- **WHAT THE TASK REQUIRES**
Your task is to quote exactly the run of lines that starts at the line containing "Convert this diagram to TikZ code." and ends at the line containing "(ref1) at (120,81)", including both.

- **RECORDS FOR THIS EXERCISE**
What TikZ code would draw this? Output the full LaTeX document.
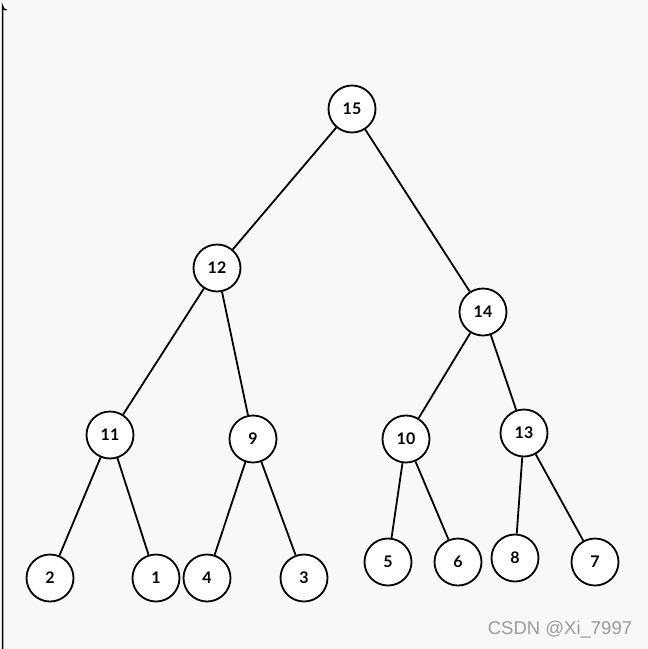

...

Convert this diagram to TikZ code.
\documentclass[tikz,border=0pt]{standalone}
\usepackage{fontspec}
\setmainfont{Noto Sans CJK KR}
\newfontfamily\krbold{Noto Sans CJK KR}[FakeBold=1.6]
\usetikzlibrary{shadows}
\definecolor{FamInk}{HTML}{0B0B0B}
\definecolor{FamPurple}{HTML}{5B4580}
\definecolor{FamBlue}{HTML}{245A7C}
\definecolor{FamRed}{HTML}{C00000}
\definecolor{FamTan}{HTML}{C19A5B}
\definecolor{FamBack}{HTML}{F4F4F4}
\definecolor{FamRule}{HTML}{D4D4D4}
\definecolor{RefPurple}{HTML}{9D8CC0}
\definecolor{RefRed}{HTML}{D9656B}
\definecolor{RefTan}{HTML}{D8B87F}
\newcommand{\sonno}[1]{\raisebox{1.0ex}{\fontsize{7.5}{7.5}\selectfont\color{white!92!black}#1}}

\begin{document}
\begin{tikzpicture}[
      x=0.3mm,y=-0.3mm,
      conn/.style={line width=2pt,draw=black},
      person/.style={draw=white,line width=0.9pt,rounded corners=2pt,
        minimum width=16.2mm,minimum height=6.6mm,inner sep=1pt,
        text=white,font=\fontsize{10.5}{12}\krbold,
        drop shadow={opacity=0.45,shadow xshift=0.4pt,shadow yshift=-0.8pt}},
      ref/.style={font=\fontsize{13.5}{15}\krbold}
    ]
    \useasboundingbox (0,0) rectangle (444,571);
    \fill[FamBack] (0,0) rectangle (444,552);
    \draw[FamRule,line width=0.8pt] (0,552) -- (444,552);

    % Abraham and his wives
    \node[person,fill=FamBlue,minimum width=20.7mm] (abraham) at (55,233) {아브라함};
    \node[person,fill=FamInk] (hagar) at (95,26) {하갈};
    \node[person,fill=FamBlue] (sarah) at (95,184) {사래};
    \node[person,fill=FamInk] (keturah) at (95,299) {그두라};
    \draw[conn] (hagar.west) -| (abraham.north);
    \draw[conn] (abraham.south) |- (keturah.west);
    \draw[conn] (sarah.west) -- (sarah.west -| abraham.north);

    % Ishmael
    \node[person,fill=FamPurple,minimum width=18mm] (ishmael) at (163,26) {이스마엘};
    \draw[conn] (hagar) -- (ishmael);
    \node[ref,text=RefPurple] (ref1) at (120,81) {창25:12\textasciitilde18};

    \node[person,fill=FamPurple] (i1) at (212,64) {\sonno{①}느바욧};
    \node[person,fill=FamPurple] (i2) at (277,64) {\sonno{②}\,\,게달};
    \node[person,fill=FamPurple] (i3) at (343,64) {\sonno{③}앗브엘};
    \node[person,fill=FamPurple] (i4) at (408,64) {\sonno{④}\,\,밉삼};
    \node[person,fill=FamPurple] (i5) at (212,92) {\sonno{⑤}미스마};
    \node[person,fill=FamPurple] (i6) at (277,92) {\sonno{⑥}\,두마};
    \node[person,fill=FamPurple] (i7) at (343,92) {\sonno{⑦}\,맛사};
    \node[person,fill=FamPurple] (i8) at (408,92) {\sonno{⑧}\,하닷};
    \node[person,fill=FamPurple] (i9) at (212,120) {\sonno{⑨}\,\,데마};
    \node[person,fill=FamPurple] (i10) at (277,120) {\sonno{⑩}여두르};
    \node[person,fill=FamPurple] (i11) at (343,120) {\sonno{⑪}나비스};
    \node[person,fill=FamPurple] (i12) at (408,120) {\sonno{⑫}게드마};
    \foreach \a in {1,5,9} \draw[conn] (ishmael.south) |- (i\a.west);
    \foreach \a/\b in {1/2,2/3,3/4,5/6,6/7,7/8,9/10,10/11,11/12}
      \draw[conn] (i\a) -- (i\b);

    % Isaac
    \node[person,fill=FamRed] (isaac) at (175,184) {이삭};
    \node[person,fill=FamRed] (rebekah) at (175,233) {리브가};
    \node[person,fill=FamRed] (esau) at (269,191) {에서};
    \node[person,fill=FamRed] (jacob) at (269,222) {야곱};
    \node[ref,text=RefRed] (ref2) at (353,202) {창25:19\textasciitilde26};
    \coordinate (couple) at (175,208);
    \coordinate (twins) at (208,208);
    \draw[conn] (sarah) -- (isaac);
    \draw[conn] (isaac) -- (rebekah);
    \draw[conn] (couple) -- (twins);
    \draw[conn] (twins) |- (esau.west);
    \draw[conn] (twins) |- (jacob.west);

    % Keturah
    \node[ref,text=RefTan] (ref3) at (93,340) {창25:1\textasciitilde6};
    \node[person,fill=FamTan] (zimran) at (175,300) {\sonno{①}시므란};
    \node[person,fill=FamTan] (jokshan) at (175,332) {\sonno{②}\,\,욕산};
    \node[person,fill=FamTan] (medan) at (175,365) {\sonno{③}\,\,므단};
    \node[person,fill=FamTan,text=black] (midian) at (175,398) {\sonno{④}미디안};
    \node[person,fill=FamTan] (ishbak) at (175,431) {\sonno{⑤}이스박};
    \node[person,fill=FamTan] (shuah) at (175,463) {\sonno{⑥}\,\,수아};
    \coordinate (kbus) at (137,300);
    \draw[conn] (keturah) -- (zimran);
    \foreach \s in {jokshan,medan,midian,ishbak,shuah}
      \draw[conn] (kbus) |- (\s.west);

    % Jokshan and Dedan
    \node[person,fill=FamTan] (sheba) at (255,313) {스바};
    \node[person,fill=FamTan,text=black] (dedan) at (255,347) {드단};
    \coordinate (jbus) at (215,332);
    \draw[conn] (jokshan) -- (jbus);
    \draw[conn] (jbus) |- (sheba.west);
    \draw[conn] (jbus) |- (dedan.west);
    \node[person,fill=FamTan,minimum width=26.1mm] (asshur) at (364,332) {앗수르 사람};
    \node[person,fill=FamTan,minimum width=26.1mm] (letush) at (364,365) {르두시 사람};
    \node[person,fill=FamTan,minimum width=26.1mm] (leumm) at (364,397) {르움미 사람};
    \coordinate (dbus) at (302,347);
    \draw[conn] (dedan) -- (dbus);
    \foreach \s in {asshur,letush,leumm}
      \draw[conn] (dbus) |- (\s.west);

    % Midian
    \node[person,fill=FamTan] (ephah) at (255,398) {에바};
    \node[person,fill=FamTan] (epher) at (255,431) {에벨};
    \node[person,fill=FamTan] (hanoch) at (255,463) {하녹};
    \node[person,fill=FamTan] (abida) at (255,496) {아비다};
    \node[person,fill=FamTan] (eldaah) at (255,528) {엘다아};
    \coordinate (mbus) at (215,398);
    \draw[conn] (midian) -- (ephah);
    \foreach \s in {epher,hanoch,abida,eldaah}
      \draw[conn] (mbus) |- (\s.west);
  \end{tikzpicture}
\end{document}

---

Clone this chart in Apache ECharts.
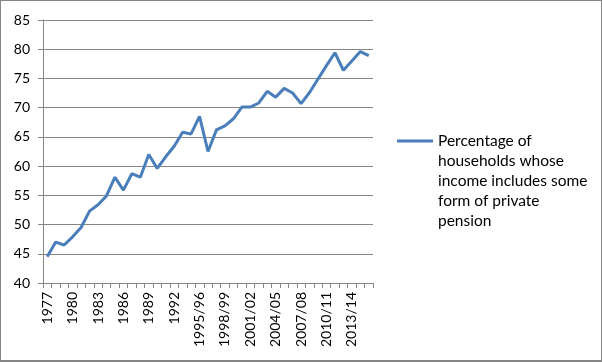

- **EXERCISE SOLUTION**
Convert this diagram to TikZ code.
\documentclass[tikz,border=0pt]{standalone}
\usepackage{fontspec}
\setmainfont{Noto Sans CJK KR}
\newfontfamily\krbold{Noto Sans CJK KR}[FakeBold=1.6]
\usetikzlibrary{shadows}
\definecolor{FamInk}{HTML}{0B0B0B}
\definecolor{FamPurple}{HTML}{5B4580}
\definecolor{FamBlue}{HTML}{245A7C}
\definecolor{FamRed}{HTML}{C00000}
\definecolor{FamTan}{HTML}{C19A5B}
\definecolor{FamBack}{HTML}{F4F4F4}
\definecolor{FamRule}{HTML}{D4D4D4}
\definecolor{RefPurple}{HTML}{9D8CC0}
\definecolor{RefRed}{HTML}{D9656B}
\definecolor{RefTan}{HTML}{D8B87F}
\newcommand{\sonno}[1]{\raisebox{1.0ex}{\fontsize{7.5}{7.5}\selectfont\color{white!92!black}#1}}

\begin{document}
\begin{tikzpicture}[
      x=0.3mm,y=-0.3mm,
      conn/.style={line width=2pt,draw=black},
      person/.style={draw=white,line width=0.9pt,rounded corners=2pt,
        minimum width=16.2mm,minimum height=6.6mm,inner sep=1pt,
        text=white,font=\fontsize{10.5}{12}\krbold,
        drop shadow={opacity=0.45,shadow xshift=0.4pt,shadow yshift=-0.8pt}},
      ref/.style={font=\fontsize{13.5}{15}\krbold}
    ]
    \useasboundingbox (0,0) rectangle (444,571);
    \fill[FamBack] (0,0) rectangle (444,552);
    \draw[FamRule,line width=0.8pt] (0,552) -- (444,552);

    % Abraham and his wives
    \node[person,fill=FamBlue,minimum width=20.7mm] (abraham) at (55,233) {아브라함};
    \node[person,fill=FamInk] (hagar) at (95,26) {하갈};
    \node[person,fill=FamBlue] (sarah) at (95,184) {사래};
    \node[person,fill=FamInk] (keturah) at (95,299) {그두라};
    \draw[conn] (hagar.west) -| (abraham.north);
    \draw[conn] (abraham.south) |- (keturah.west);
    \draw[conn] (sarah.west) -- (sarah.west -| abraham.north);

    % Ishmael
    \node[person,fill=FamPurple,minimum width=18mm] (ishmael) at (163,26) {이스마엘};
    \draw[conn] (hagar) -- (ishmael);
    \node[ref,text=RefPurple] (ref1) at (120,81) {창25:12\textasciitilde18};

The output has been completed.